The Easter Vigil is truly the climax of the Church year, the single most significant celebration in the Catholic Church. We begin in darkness outside, reminding us of the spiritual darkness in the human soul without the light of Christ. The Easter candle is lit, Jesus is proclaimed as “Christ our Light,” and the faithful process into the church to proclaim the Resurrection of Christ from the dead. For us. For all. Adult converts are received into the Church on this night. We renew our vows to be faithful to Christ unto death, and receive His promise for each of us to share eternally in His love and life. What more, or what better, could be offered to us in life? “Apart from You I want nothing at all; God is my hope and my joy.”
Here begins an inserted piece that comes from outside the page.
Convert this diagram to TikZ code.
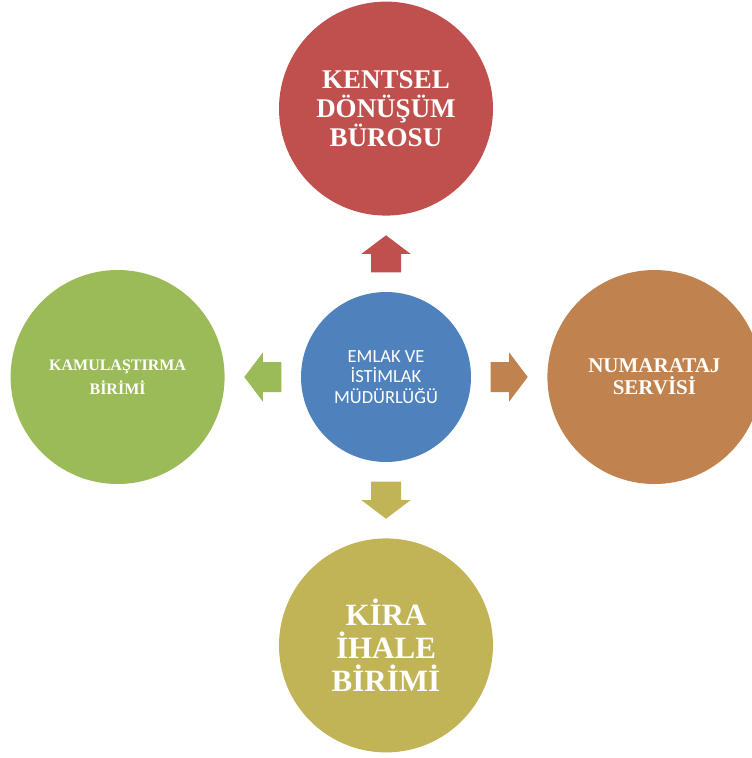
\documentclass[tikz,border=0pt]{standalone}
\usepackage{fontspec}
\setmainfont{Liberation Serif}
\newfontfamily\calibrifont{Carlito}
\usetikzlibrary{positioning,calc}

\definecolor{hubblue}{HTML}{4F81BD}
\definecolor{unitred}{HTML}{C0504D}
\definecolor{unitgreen}{HTML}{9BBB59}
\definecolor{unitorange}{HTML}{C08350}
\definecolor{unitolive}{HTML}{C0B456}

\tikzset{
    hub/.style={circle, fill=hubblue, text=white, minimum size=170pt, inner sep=0pt, align=center,
        font=\calibrifont\fontsize{18.5}{20.5}\selectfont},
    unit/.style={circle, fill=#1, text=white, minimum size=214pt, inner sep=0pt, align=center},
    blockarrow/.pic={
        \fill[pic actions] (-18.5,-15) -- (0,-15) -- (0,-24.5) -- (18.5,0) -- (0,24.5) -- (0,15) -- (-18.5,15) -- cycle;
    }
}

\begin{document}
\begin{tikzpicture}[x=1pt, y=-1pt, node distance=76pt]
    \useasboundingbox (0,0) rectangle (752,758);
    \clip (0,0) rectangle (752,758);

    \node[hub] (emlak) at (386,377) {EMLAK VE\\İSTİMLAK\\MÜDÜRLÜĞÜ};

    \node[unit=unitred, above=of emlak, font=\bfseries\fontsize{27}{29}\selectfont] (kentsel) {KENTSEL\\DÖNÜŞÜM\\BÜROSU};
    \node[unit=unitgreen, left=of emlak, font=\bfseries\fontsize{16}{24}\selectfont] (kamulastirma) {KAMULAŞTIRMA\\BİRİMİ};
    \node[unit=unitorange, right=of emlak, font=\bfseries\fontsize{21}{22}\selectfont] (numarataj) {NUMARATAJ\\SERVİSİ};
    \node[unit=unitolive, below=of emlak, font=\bfseries\fontsize{31}{33}\selectfont] (kira) {KİRA\\İHALE\\BİRİMİ};

    % block arrows from the hub to each unit
    \pic[fill=unitred, rotate=90] at ($(emlak.north)!.5!(kentsel.south)$) {blockarrow};
    \pic[fill=unitgreen, rotate=180] at ($(emlak.west)!.5!(kamulastirma.east)$) {blockarrow};
    \pic[fill=unitorange] at ($(emlak.east)!.5!(numarataj.west)$) {blockarrow};
    \pic[fill=unitolive, rotate=-90] at ($(emlak.south)!.5!(kira.north)$) {blockarrow};
\end{tikzpicture}
\end{document}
The Easter celebration continues on Sunday, then through the entire Easter season, and indeed, on every Sunday of the year. “Christ is Risen from the dead. Alleluia, Alleluia.” That means, “Praise the LORD!” “O give thanks to the LORD for He is good; for his mercy endures forever.” For you. For me. For all.
Our common reading assignment for this Holy Week will be to read slowly, in quiet at home, the Passion narrative in the Gospel of St. John, chapters 18:1-20:31, which includes a brief account of resurrection experiences. For as we hear at the Easter Vigil, “if Christ had not been raised, what good would life be?”